◆ **Required task**:
Reproduce exactly the section that begins at the line containing "Clone this chart in Apache ECharts." and ends at the line containing "const t2001 = [3.2, 8.1, 14.8, 18.0, 20.2, 18.6];", both lines included; omit all other lines.

[Begin Supplied material]

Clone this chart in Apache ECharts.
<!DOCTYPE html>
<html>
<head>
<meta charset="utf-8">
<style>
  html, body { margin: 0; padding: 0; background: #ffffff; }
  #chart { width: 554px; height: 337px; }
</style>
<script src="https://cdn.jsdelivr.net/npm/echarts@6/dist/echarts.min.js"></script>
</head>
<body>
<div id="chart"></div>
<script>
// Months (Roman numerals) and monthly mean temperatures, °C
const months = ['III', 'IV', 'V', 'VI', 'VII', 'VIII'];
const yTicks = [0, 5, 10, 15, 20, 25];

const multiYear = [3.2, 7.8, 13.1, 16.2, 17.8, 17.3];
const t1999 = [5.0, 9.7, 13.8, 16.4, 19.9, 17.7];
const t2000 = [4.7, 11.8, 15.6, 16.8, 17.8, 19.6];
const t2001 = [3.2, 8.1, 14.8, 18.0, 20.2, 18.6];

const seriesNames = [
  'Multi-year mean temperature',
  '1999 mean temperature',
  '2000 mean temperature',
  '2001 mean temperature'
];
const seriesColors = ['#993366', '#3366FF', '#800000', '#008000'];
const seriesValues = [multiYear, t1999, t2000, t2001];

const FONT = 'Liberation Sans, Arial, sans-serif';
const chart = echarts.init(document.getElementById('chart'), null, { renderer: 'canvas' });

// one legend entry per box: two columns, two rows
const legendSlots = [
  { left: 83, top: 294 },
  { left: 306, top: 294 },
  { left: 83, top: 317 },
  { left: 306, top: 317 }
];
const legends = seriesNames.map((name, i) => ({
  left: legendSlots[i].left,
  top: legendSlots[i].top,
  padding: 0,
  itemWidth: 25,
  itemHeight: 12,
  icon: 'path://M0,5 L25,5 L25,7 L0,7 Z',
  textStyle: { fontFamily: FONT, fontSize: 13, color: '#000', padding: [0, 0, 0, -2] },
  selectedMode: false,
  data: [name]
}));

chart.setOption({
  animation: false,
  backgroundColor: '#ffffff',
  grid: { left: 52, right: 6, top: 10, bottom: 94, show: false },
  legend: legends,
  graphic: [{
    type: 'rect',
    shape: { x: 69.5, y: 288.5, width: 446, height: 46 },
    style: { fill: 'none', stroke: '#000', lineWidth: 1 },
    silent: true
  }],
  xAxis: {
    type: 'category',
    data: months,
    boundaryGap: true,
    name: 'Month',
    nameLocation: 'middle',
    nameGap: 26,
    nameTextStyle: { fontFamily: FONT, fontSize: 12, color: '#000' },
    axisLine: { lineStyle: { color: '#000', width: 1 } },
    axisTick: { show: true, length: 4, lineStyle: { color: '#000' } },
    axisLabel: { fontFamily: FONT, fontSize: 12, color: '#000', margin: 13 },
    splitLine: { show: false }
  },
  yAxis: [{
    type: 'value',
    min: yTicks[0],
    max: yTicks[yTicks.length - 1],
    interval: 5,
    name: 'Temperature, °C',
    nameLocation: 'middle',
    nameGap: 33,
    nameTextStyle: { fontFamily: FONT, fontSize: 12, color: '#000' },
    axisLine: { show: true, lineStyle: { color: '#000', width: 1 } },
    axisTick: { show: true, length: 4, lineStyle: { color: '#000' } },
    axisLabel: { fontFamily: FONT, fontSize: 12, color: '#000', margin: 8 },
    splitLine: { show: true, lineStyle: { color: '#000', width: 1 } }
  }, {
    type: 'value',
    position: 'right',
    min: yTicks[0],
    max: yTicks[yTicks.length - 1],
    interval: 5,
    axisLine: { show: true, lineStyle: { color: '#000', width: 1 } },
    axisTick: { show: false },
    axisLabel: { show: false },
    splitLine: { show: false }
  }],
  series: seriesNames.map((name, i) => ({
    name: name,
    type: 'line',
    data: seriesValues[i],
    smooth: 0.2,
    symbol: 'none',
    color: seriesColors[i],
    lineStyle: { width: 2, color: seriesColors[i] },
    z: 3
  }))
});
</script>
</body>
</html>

[End Supplied material]
[Begin Supplied material]

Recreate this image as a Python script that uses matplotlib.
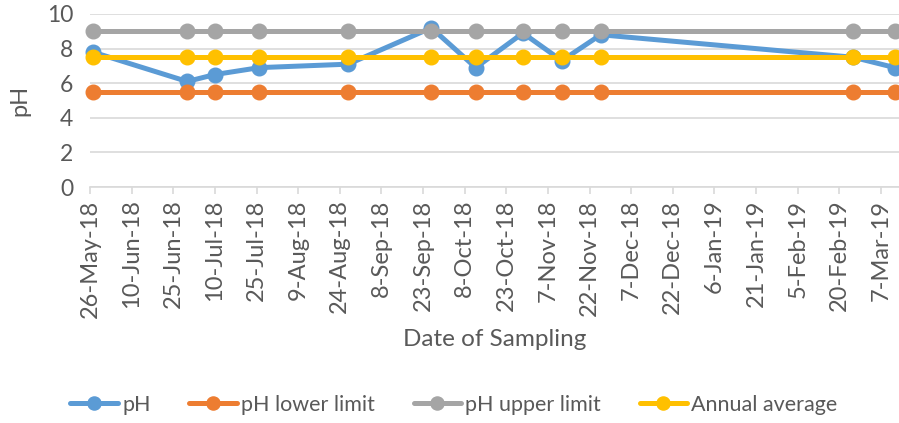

[End Supplied material]
[Begin Supplied material]

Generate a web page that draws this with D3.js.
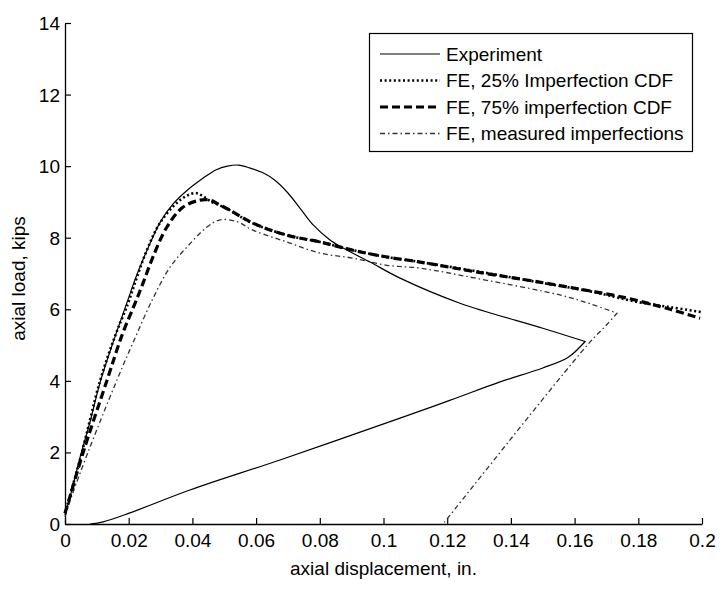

[End Supplied material]

◆ **Task output**:
Clone this chart in Apache ECharts.
<!DOCTYPE html>
<html>
<head>
<meta charset="utf-8">
<style>
  html, body { margin: 0; padding: 0; background: #ffffff; }
  #chart { width: 554px; height: 337px; }
</style>
<script src="https://cdn.jsdelivr.net/npm/echarts@6/dist/echarts.min.js"></script>
</head>
<body>
<div id="chart"></div>
<script>
// Months (Roman numerals) and monthly mean temperatures, °C
const months = ['III', 'IV', 'V', 'VI', 'VII', 'VIII'];
const yTicks = [0, 5, 10, 15, 20, 25];

const multiYear = [3.2, 7.8, 13.1, 16.2, 17.8, 17.3];
const t1999 = [5.0, 9.7, 13.8, 16.4, 19.9, 17.7];
const t2000 = [4.7, 11.8, 15.6, 16.8, 17.8, 19.6];
const t2001 = [3.2, 8.1, 14.8, 18.0, 20.2, 18.6];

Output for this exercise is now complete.